Ashley Howe is a freelance writer who blogs at Amsterdam Blog. Her favourite things are getting completely lost in Amsterdam, eating out and cooking up a storm in her kitchen. She grew up in the UK, and after five months of travelling around the world she found herself in Amsterdam.
When you’re travelling, sometimes there are places that you fall in love with in a heartbeat. You keep coming back, or you stay so long (because you can) until eventually you cross a line and switch from being a tourist, to being a local. But how can you tell when you’ve crossed this invisible line?
1. You’ve picked up enough of the language to understand what is going on around you. This can take a while. I’ve been living in Amsterdam for over two years now. My first Dutch lesson was a little unconventional - my teacher went through all of the swear words with us. Now I can understand what’s happening, if anyone is cheeky or rude to me in Dutch, these come out at an alarming rate.
2. You can tell a local something they don’t know about their own city. This has happened to me a few times, and it always makes me feel good when someone looks at me in astonishment and asks ‘how do you know that?’
3. You find yourself seeking out bars that only the locals go to, and now the bartender in your new local knows what you want to order before the words have even come out of your mouth.
4. You have made at least two friends who come from the city you’re in. This can take a while since being a local in a new city you are surrounded by people who have forged strong friendships over the years and you’re outside of their circle. Getting in can be difficult (I say this with experience).
5. You’ve bought a transport card to blend in. This was one of the first things I did.
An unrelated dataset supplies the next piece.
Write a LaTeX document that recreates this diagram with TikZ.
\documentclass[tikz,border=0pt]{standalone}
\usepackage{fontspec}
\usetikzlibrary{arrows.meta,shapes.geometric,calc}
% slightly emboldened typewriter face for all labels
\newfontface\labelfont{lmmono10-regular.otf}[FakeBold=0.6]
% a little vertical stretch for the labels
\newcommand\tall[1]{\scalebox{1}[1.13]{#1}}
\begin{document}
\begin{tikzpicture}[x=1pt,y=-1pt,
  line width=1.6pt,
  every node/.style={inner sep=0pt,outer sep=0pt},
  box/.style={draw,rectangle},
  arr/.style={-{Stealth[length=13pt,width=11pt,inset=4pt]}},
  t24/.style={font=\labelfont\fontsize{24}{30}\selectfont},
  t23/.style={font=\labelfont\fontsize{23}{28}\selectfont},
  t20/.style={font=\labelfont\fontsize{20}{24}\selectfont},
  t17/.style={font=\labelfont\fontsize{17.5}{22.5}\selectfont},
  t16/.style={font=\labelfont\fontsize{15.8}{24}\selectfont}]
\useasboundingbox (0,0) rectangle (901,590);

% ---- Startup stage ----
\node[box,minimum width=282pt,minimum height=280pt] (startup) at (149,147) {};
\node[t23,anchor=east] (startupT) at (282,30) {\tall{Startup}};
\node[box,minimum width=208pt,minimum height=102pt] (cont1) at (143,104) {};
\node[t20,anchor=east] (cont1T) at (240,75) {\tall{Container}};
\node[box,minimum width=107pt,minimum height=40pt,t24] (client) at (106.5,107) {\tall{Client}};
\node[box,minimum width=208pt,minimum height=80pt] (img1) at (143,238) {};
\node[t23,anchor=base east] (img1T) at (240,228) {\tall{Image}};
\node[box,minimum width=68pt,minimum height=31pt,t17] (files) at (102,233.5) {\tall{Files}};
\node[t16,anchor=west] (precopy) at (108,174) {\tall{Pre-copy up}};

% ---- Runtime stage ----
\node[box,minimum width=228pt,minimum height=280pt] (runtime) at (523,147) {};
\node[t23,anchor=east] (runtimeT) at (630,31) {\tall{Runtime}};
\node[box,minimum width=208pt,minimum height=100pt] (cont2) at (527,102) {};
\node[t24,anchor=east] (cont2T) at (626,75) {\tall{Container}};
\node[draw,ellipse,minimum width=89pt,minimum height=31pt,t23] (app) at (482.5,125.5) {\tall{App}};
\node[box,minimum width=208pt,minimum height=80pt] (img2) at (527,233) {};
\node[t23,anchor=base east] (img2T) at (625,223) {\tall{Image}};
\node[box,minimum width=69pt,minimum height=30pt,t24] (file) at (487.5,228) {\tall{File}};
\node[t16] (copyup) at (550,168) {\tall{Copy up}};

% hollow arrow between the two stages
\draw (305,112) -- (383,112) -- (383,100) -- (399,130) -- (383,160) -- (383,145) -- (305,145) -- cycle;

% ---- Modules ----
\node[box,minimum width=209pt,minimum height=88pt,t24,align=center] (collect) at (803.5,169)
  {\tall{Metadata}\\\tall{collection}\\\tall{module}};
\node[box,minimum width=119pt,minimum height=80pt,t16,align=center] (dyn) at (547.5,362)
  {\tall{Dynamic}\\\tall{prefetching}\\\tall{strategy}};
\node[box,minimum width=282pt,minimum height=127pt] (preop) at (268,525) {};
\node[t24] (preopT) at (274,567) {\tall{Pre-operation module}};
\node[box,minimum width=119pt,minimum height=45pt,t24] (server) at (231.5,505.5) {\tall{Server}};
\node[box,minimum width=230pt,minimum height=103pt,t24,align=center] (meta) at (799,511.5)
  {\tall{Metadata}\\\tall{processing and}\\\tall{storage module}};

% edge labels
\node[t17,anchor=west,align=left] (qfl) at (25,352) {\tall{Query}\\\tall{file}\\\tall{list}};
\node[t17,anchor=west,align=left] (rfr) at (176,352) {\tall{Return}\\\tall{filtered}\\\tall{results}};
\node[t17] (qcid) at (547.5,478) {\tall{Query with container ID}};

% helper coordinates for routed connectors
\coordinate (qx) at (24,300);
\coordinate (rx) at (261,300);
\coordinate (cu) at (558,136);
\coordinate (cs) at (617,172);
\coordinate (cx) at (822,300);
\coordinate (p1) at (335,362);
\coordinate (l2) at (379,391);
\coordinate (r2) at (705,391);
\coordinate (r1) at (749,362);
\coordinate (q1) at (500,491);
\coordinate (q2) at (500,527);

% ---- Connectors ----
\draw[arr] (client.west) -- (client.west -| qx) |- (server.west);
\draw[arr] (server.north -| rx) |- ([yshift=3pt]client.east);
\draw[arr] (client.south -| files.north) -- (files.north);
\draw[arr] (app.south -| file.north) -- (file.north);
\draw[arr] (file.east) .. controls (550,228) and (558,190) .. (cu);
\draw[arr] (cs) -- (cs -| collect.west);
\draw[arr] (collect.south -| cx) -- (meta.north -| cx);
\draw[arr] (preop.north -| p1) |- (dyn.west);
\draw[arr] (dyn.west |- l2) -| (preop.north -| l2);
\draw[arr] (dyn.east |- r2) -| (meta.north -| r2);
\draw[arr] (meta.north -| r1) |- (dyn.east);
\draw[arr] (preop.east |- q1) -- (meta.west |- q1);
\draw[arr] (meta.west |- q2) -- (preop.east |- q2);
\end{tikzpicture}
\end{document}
I don’t want people to start talking to me in English when I look a bit lost on the tram; I want to try out my Dutch.
6. You avoid speaking in your native language at all costs – you might attract some unwanted attention. This happened almost immediately on arrival, except with people I actually knew. In restaurants I just muddle through and hoped for the best! Even when they replied in English, I would keep on in Dutch.
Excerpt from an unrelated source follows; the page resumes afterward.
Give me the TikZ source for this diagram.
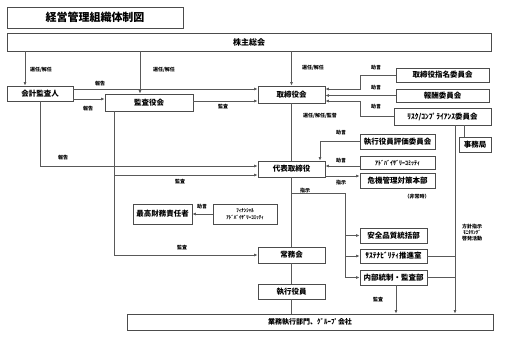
\documentclass[tikz,border=0pt]{standalone}
\usepackage{fontspec}
\setmainfont{Noto Sans CJK JP}
\usepackage{tikz}
\usetikzlibrary{arrows.meta}
\tikzset{
	bx/.style={draw=black!70,line width=0.8pt,fill=white,inner sep=0pt,
		font=\fontsize{7.5}{9}\selectfont\bfseries},
	ln/.style={draw=black!65,line width=0.7pt},
	arr/.style={ln,-{Latex[length=3.5pt,width=3pt]}},
	lbl/.style={inner sep=0pt,font=\fontsize{5}{6}\selectfont\bfseries}
}

\begin{document}
\begin{tikzpicture}[x=1pt,y=-1pt,
			wide/.style={bx,minimum width=67pt,minimum height=16pt},
			cmte/.style={bx,minimum width=75pt,minimum height=14pt},
			dept/.style={bx,minimum width=67pt,minimum height=15pt}]
			\useasboundingbox (0,0) rectangle (507,339);
			\node[bx,minimum width=176pt,minimum height=21pt,font=\fontsize{11}{13}\selectfont\bfseries]
				(title) at (95,17.5) {経営管理組織体制図};
			\node[bx,minimum width=484pt,minimum height=18pt,font=\fontsize{8}{10}\selectfont\bfseries]
				(kabu) at (249,42) {株主総会};
			\node[bx,minimum width=66pt,minimum height=15pt] (kaikei) at (40,93.5) {会計監査人};
			\node[bx,minimum width=88pt,minimum height=17pt] (kansa) at (149,102.5) {監査役会};
			\node[wide,minimum height=17pt] (tori) at (291.5,94.5) {取締役会};
			\node[bx,minimum width=93pt,minimum height=14pt] (shimei) at (442.5,75) {取締役指名委員会};
			\node[bx,minimum width=93pt,minimum height=13pt] (houshu) at (442.5,95.5) {報酬委員会};
			\node[bx,minimum width=97pt,minimum height=17pt] (risk) at (442.5,116.5) {ﾘｽｸ/ｺﾝﾌﾟﾗｲｱﾝｽ委員会};
			\node[bx,minimum width=32pt,minimum height=15pt] (jimu) at (475,144.5) {事務局};
			\node[cmte,minimum height=15pt] (hyoka) at (397.5,141.5) {執行役員評価委員会};
			\node[cmte,minimum height=13pt,font=\fontsize{6}{7}\selectfont\bfseries] (adv) at (397.5,163) {ｱﾄﾞﾊﾞｲｻﾞﾘｰｺﾐｯﾃｨ};
			\node[cmte,minimum height=15pt] (kiki) at (397.5,180.5) {危機管理対策本部};
			\node[wide] (dai) at (291.5,169) {代表取締役};
			\node[bx,minimum width=59pt,minimum height=20pt] (cfo) at (162.5,214) {最高財務責任者};
			\node[bx,minimum width=64pt,minimum height=20pt,align=center,
				font=\fontsize{5}{7}\selectfont\bfseries] (fac) at (245,214) {ﾌｨﾅﾝｼｬﾙ\\ｱﾄﾞﾊﾞｲｻﾞﾘｰｺﾐｯﾃｨ};
			\node[wide] (jomu) at (291.5,255) {常務会};
			\node[wide,minimum height=15pt] (shikko) at (291.5,291.5) {執行役員};
			\node[dept] (anzen) at (393.5,235.5) {安全品質統括部};
			\node[dept,minimum height=14pt] (sus) at (393.5,256) {ｻｽﾃﾅﾋﾞﾘﾃｨ推進室};
			\node[dept] (naibu) at (393.5,277.5) {内部統制・監査部};
			\node[bx,minimum width=366pt,minimum height=16pt,font=\fontsize{7}{9}\selectfont\bfseries]
				(gyomu) at (310,322) {業務執行部門、ｸﾞﾙｰﾌﾟ会社};
			\foreach \p/\t [count=\i] in {(41,70)/{選任/解任},(164,70)/{選任/解任},(313,68)/{選任/解任},
				(100,84)/報告,(88,109)/報告,(223,107)/監査,(63,158)/報告,(180,182)/監査,(182,248)/監査,
				(376,68)/助言,(376,88)/助言,(376,107)/助言,(320,116)/{選任/解任/監督},(341,133)/助言,
				(341,161)/助言,(341,183)/指示,(305,191)/指示,(202,207)/助言,(378,300)/監査}
			\node[lbl] (l\i) at \p {\t};
			\node[lbl] (hijo) at (417,197) {（非常時）};
			\node[lbl,align=center] (hoshin) at (472,233) {方針指示\\ﾓﾆﾀﾘﾝｸﾞ\\啓発活動};
			\coordinate (cA) at (25,0);
			\coordinate (cB) at (140,0);
			\coordinate (kx) at (114,0);
			\coordinate (mx) at (360,0);
			\coordinate (sx) at (345,0);
			\coordinate (rx) at (455,0);
			\coordinate (br) at ([yshift=-16pt]dai.south);
			\draw[arr] (kabu.south -| cA) -- (kaikei.north -| cA);
			\draw[arr] (kabu.south -| cB) -- (kansa.north -| cB);
			\draw[arr] (kabu.south -| tori.north) -- (tori.north);
			\draw[arr] ([yshift=4.5pt]kaikei.east) -- ([yshift=4.5pt]kaikei.east -| tori.west);
			\draw[arr] ([yshift=-5.5pt]kaikei.east) -- ([yshift=-5.5pt]kaikei.east -| kansa.west);
			\draw[arr] ([yshift=1.5pt]kansa.east) -- ([yshift=1.5pt]kansa.east -| tori.west);
			\draw[arr] (kaikei.south) |- ([yshift=3pt]dai.west);
			\draw[arr] (kansa.south -| kx) |- ([yshift=-6pt]dai.west);
			\draw[arr] (kansa.south -| kx) |- (jomu.west);
			\draw[ln] (tori.south) -- (dai.north);
			\draw[ln] (dai.south) -- (jomu.north);
			\draw[ln] (jomu.south) -- (shikko.north);
			\draw[ln] (shikko.south) -- (gyomu.north -| shikko.south);
			\draw[arr] (shimei.west) -- (shimei.west -| mx) |- ([yshift=5.5pt]tori.east);
			\draw[arr] (houshu.west) -- (houshu.west -| tori.east);
			\draw[arr] (risk.west) -- (risk.west -| mx) |- ([yshift=-6.5pt]tori.east);
			\draw[arr] (hyoka.west) -| ([xshift=28.5pt]dai.north);
			\draw[arr] ([yshift=-3pt]adv.west) -- ([yshift=-3pt]adv.west -| dai.east);
			\draw[arr] ([yshift=-7pt]dai.east) -- ([yshift=-7pt]dai.east -| kiki.west);
			\draw[arr] (br) -| (naibu.west -| sx) -- (naibu.west);
			\draw[arr] (anzen.west -| sx) -- (anzen.west);
			\draw[arr] (sus.west -| sx) -- (sus.west);
			\draw[arr] ([xshift=2.5pt]naibu.south) -- ([xshift=2.5pt]naibu.south |- gyomu.north);
			\draw[ln] ([xshift=-11pt]jimu.north |- risk.south) -- ([xshift=-11pt]jimu.north);
			\draw[arr] (risk.south -| rx) -- (gyomu.north -| rx);
			\draw[ln] (sus.east) -- (sus.east -| rx);
			\draw[ln] (naibu.east) -- (naibu.east -| rx);
			\draw[arr] (fac.west) -- (cfo.east);
		\end{tikzpicture}
\end{document}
7. You have ditched the guidebook completely. You know exactly where you’re going and how to get there.
8. You love the local delicacies, and order them at every available opportunity. My favourite things, especially in the winter are oliebollen. Bitterballen is my go-to bar snack.
9. You feel like you know your way around without a map. Now, I can usually find somewhere in the centre without a map, but in the beginning I was constantly lost. Navigating is not my strong point, so this felt like a real achievement.
10. You know about some of the unusual cultural traditions or celebrations, and have been to all of them. In the Netherlands, the strangest is Sinterklaas arriving in the Netherlands with his Zwarte Piet.
11. You’ve been to most of the tourist attractions in the city, and tell other travellers which ones to avoid, and which are worth it.
12. You hate it when people walk around wearing tacky souvenir hats or jumpers and would rather be seen dead than get caught wearing your Amsterdam bobble hat. Yes, it’s warm and cosy, no, I am not going to wear it.
13. You’ve stopped converting currency back to your native currency. You just know how much stuff costs. Maths is a thing of the past, but it was complicated. Now, I don’t care how much it is in pounds, I just accept the price in euros.
14. You’ve started using apps and websites aimed at the locals instead of tourists to find the best places to go. Iens is top of my list. I love finding good restaurants.
15. You’ve decided that you’re going to rent out an apartment for a while, and stay much longer than you had previously planned.
So, have you switched from a tourist to a local? What do you think? Are there any other warning signs you should be looking out for?